- _WORK TO DO_
Exactly the lines from the first line of the records to the line holding "AZUL_LOGO = '#4674b8'" should be duplicated, and nothing more; pictures stay out.

- _DATA PROVIDED_
--------------------
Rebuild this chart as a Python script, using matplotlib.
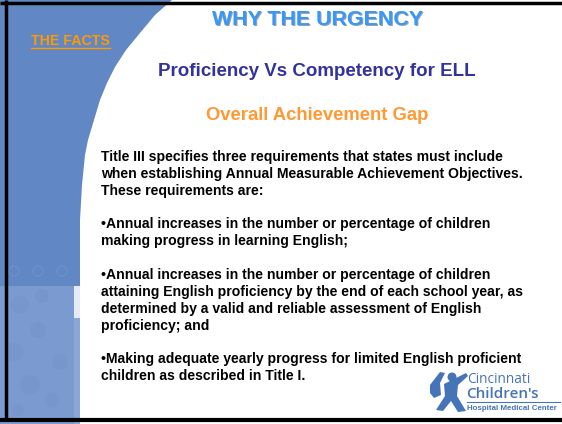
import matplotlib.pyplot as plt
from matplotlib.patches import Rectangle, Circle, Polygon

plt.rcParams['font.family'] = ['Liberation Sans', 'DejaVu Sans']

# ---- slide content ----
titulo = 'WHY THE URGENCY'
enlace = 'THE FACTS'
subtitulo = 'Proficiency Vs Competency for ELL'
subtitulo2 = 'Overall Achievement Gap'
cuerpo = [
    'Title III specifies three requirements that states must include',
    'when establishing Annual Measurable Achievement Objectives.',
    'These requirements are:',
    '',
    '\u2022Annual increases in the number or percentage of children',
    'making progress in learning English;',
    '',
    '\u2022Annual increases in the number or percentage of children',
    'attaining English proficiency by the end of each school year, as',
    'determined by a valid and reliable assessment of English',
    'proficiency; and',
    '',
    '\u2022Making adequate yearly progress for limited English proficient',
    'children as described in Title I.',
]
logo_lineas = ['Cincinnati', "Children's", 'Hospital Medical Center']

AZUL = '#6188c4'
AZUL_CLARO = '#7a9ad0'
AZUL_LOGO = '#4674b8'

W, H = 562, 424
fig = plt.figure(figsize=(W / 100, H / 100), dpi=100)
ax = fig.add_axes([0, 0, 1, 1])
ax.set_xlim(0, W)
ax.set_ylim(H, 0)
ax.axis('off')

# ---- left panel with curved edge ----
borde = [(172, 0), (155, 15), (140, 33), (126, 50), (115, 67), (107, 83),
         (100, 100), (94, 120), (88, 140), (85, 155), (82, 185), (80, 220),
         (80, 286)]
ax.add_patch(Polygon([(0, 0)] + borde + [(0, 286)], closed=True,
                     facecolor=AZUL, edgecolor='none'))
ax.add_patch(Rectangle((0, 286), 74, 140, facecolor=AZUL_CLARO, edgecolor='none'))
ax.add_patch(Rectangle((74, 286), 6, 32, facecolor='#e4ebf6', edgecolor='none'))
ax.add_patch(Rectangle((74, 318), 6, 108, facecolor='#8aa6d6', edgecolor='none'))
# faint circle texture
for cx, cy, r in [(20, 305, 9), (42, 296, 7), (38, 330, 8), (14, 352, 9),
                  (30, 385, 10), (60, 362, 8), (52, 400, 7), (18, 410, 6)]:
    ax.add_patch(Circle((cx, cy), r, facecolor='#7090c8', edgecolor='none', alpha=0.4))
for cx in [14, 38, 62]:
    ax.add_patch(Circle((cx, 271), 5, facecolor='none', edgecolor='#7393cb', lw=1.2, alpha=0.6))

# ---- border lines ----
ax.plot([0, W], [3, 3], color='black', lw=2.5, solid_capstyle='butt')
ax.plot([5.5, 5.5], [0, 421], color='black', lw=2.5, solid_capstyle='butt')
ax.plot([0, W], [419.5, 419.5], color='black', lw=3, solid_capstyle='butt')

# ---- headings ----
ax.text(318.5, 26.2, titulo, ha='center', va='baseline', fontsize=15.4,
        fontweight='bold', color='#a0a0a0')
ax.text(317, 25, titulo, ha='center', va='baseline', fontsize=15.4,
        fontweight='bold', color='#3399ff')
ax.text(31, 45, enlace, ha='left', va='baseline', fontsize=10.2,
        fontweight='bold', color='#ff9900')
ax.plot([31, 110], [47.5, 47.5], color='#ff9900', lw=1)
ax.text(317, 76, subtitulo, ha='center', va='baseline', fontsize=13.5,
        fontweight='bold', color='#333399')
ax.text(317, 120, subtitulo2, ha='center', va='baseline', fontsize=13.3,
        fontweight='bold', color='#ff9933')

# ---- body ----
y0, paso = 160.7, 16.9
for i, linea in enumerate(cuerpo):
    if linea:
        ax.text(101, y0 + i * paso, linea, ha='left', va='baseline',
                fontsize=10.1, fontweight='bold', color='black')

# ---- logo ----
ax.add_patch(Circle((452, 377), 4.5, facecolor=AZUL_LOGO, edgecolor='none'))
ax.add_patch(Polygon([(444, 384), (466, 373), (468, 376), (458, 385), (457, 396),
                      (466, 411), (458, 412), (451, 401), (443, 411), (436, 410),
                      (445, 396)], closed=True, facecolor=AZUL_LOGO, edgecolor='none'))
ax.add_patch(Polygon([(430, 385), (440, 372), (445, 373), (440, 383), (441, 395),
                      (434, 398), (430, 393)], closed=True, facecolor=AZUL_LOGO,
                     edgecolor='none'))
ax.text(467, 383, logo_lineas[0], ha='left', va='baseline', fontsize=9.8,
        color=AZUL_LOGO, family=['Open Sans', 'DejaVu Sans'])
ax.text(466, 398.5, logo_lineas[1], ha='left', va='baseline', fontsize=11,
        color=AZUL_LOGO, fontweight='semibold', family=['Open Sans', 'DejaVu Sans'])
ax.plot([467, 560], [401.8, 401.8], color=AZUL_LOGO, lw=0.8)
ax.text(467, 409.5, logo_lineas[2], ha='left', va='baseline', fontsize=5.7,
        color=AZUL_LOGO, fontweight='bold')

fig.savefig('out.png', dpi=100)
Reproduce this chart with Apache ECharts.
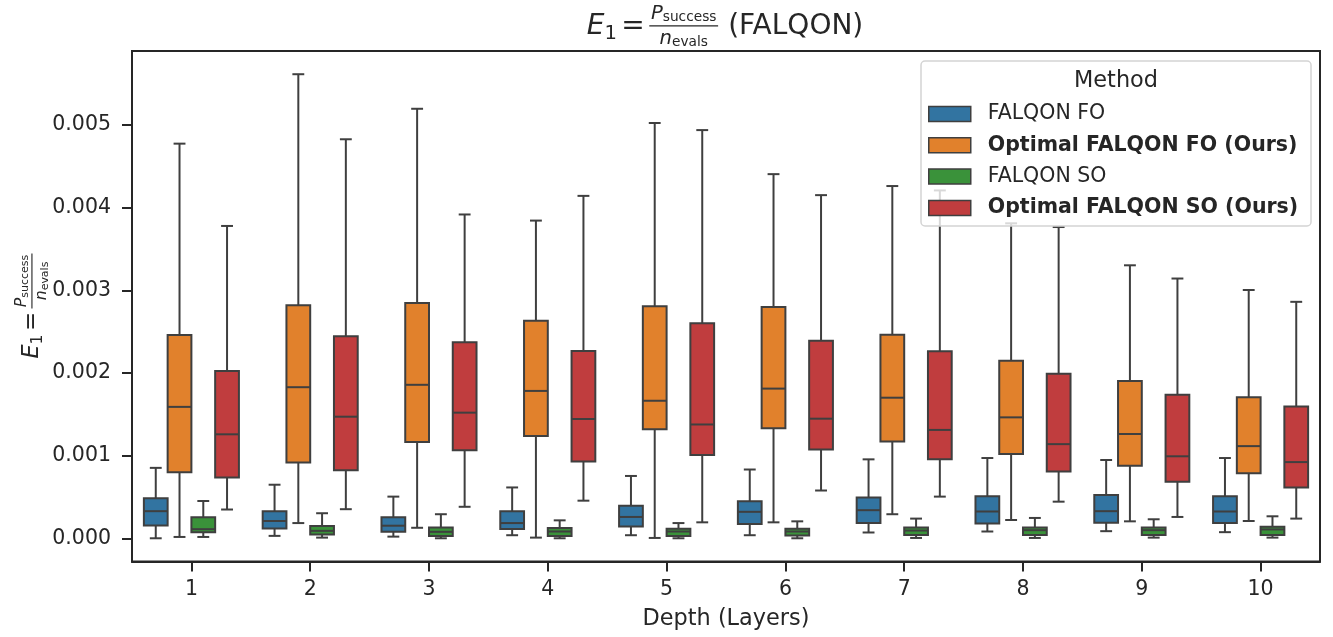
--------------------
- _OUTPUT OF THE EXERCISE_
Rebuild this chart as a Python script, using matplotlib.
import matplotlib.pyplot as plt
from matplotlib.patches import Rectangle, Circle, Polygon

plt.rcParams['font.family'] = ['Liberation Sans', 'DejaVu Sans']

# ---- slide content ----
titulo = 'WHY THE URGENCY'
enlace = 'THE FACTS'
subtitulo = 'Proficiency Vs Competency for ELL'
subtitulo2 = 'Overall Achievement Gap'
cuerpo = [
    'Title III specifies three requirements that states must include',
    'when establishing Annual Measurable Achievement Objectives.',
    'These requirements are:',
    '',
    '\u2022Annual increases in the number or percentage of children',
    'making progress in learning English;',
    '',
    '\u2022Annual increases in the number or percentage of children',
    'attaining English proficiency by the end of each school year, as',
    'determined by a valid and reliable assessment of English',
    'proficiency; and',
    '',
    '\u2022Making adequate yearly progress for limited English proficient',
    'children as described in Title I.',
]
logo_lineas = ['Cincinnati', "Children's", 'Hospital Medical Center']

AZUL = '#6188c4'
AZUL_CLARO = '#7a9ad0'
AZUL_LOGO = '#4674b8'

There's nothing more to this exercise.